I have heard an anecdote. A Mohammedan, a Christian and a Jew were asked a question. The question was the same. Someone asked all three, “What would you do if a tidal wave forces the ocean onto the land and you are drowned in it?” The Christian said, “I will make the sign of the cross on my heart, and pray to God to allow me into heaven, to open the doors.” The Mohammedan said, “I will take the name of Allah, and will say that this is KISMAT, this is fate – and drown.” The Jew said, “I will thank God and accept his will and learn to live under water.”

This has to be done. One has to accept the will of existence, the will of the universe, and learn how to live in it. This is the whole art. A mature person accepts whatsoever is here, doesn’t demand, doesn’t talk about any heaven. The Christian was doing, he was asking, he was saying, “Open the doors of heaven.” But he was also not a pessimist who simply accepts and is drowned. The Mohammedan was doing that. The Jew accepted, welcomed rather, and said, “This is the will, now I must learn how to live under water. This is God’s will.”

Accept the reality as it is and learn how to live in it with a yielding heart, with a surrendered ego.

The last question:

Question 4:

YOU SAID YESTERDAY THAT LIFE EXISTS WITH DEATH.
THEN PLEASE EXPLAIN WHAT IS THE NEED OF TRANSCENDENCE.
This is the need. There is the need. Life exists with death… if you can understand this, you have transcended.

You accept life, you don’t accept death. Or do you? You accept life but you reject death, and because of that you are always in trouble. You are in trouble because death is part of life. When you accept life, death is going to be there, but you reject death. When you reject death you have rejected life also because they are not two. So you will be in trouble. Either accept the whole, or reject the whole.

That is transcendence.

And there are two ways of transcending. Either accept both, life and death together, or reject both, life and death together – then you have transcended. These are the two ways, the negative and the positive. The negative says, “Reject both.” The positive says, “Accept both” but the emphasis is that BOTH should be there, whether accepted or rejected. When both are there they negate each other, just like minus and plus. They negate each other, and when they are not, you have transcended. You are either attached to life or attached – sometimes – to death, but you never accept both. I have come across many people who are so dejected about life that they have started to think about committing suicide. First they are attached to life, then life frustrates – not that life frustrates, attachment frustrates, but they think life is frustrating – so they become attached to death.

Now they start thinking about how to destroy themselves, how to commit suicide, how to die. But the attachment is there. Previously it was to life, now it is to death. So a person who is attached to life and a person who is attached to death are not different. Attachment is there and that attachment is the problem. Accept both.

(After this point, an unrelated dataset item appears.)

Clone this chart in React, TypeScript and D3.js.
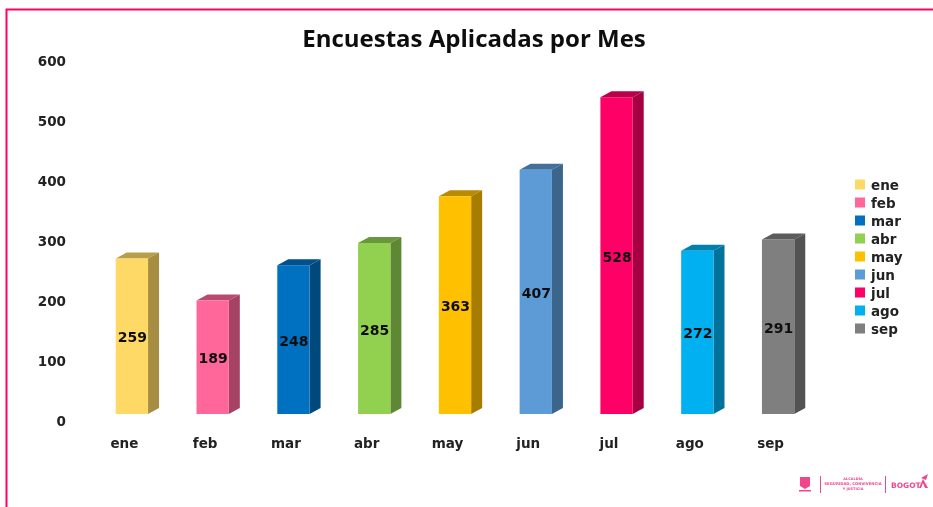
import React from "react";
import * as d3 from "d3";

const categories = ["ene", "feb", "mar", "abr", "may", "jun", "jul", "ago", "sep"];
const values = [259, 189, 248, 285, 363, 407, 528, 272, 291];
const colors = ["#FFD966", "#FF6699", "#0070C0", "#92D050", "#FFC000", "#5B9BD5", "#FF0066", "#00B0F0", "#7F7F7F"];
const ticks = [0, 100, 200, 300, 400, 500, 600];

const W = 933, H = 507;
const font = "'DejaVu Sans', sans-serif";
const y = d3.scaleLinear().domain([0, 600]).range([414, 54]);
const x = d3.scaleBand<string>().domain(categories).range([91.5, 818.5]).paddingInner(0.6).paddingOuter(0.3);
const dx = 11, dy = 6;

function shade(c: string, k: number) {
  return d3.rgb(c).darker(k).formatHex();
}

export default function App() {
  const bw = x.bandwidth();
  return (
    <svg width={W} height={H} style={{ position: "absolute", left: 0, top: 0, background: "#fff" }} fontFamily={font}>
      <defs>
        <filter id="soft" x="-5%" y="-5%" width="110%" height="110%">
          <feGaussianBlur stdDeviation="0.55" />
        </filter>
      </defs>
      <g filter="url(#soft)">
        <path d={`M6.5 ${H} V9.5 H${W}`} fill="none" stroke="#FF0066" strokeWidth={2} />
        <text x={474} y={47} textAnchor="middle" fontSize={24} fontWeight={700} fontFamily="'Open Sans', sans-serif" fill="#111">
          Encuestas Aplicadas por Mes
        </text>
        {ticks.map((t) => (
          <text key={t} x={66} y={y(t) + 11.5} textAnchor="end" fontSize={13.5} fontWeight={700} fill="#222">{t}</text>
        ))}
        {categories.map((c, i) => {
          const x0 = x(c)!;
          const x1 = x0 + bw;
          const yt = y(values[i]);
          const yb = y(0);
          return (
            <g key={c}>
              <polygon points={`${x0},${yt} ${x0 + dx},${yt - dy} ${x1 + dx},${yt - dy} ${x1},${yt}`} fill={shade(colors[i], 0.9)} />
              <polygon points={`${x1},${yt} ${x1 + dx},${yt - dy} ${x1 + dx},${yb - dy} ${x1},${yb}`} fill={shade(colors[i], 1.2)} />
              <rect x={x0} y={yt} width={bw} height={yb - yt} fill={colors[i]} />
              <text x={x0 + bw / 2 + 0.5} y={(yt + yb) / 2 + 6} textAnchor="middle" fontSize={14} fontWeight={700} fill="#111">{values[i]}</text>
              <text x={x0 + bw / 2 - 7.5} y={448} textAnchor="middle" fontSize={13.5} fontWeight={700} fill="#222">{c}</text>
            </g>
          );
        })}
        {categories.map((c, i) => {
          const ly = 184.5 + i * 18;
          return (
            <g key={c}>
              <rect x={855} y={ly - 5} width={10} height={10} fill={colors[i]} />
              <text x={871} y={ly + 5} fontSize={13.5} fontWeight={700} fill="#222">{c}</text>
            </g>
          );
        })}
        <g fill="#F0468C">
          <path d="M800 477 H810 V486 L805 489 L800 486 Z" />
          <rect x={799} y={490} width={12} height={1.5} />
          <rect x={820} y={476} width={1} height={17} />
          <rect x={885} y={476} width={1} height={17} />
          <text x={853} y={480} textAnchor="middle" fontSize={3.5} fontWeight={700}>ALCALDÍA</text>
          <text x={853} y={485} textAnchor="middle" fontSize={3.8} fontWeight={700}>SEGURIDAD, CONVIVENCIA</text>
          <text x={853} y={490} textAnchor="middle" fontSize={3.5} fontWeight={700}>Y JUSTICIA</text>
          <text x={891} y={488} fontSize={7.5} fontWeight={700}>BOGOT</text>
          <path d="M919 488 L923 479 L928 488 L925 488 L923 483 L921 488 Z" />
          <path d="M921 478 L928 474 L926 480 Z" />
        </g>
      </g>
    </svg>
  );
}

Just think. What will happen if you accept both, life and death? Immediately a silence will come to the mind, because they negate each other. Life and death both disappear when you accept them – then you have transcended, you have gone beyond. Or reject both – it is the same thing.

Transcendence means going beyond duality. Attachment means remaining within duality, attached to one against the other. When you accept both or reject both, attachment falls. Your tie is unlocked.

Suddenly you float into a third dimension of being, where neither life is nor death. That is nirvana, that is moksha – where both the dualities are not, but oneness, isness, is. And unless you transcend, you will always be in misery.

You can change your attachment from this to that, but you will be in misery. Attachment creates misery. Rejection also creates misery. Whatsoever you choose, it is up to you. You can choose a positive path, like Krishna. He says “Accept. Accept both.” Or you can choose a path like Buddha, who says, “Reject both.” But do something with both together, then transcendence follows immediately. Even if you THINK of both, there will be transcendence. And if you can do it in real life, a new being is born. That being doesn’t belong to the earth of duality, that being belongs to an unknown realm – the realm of nirvana.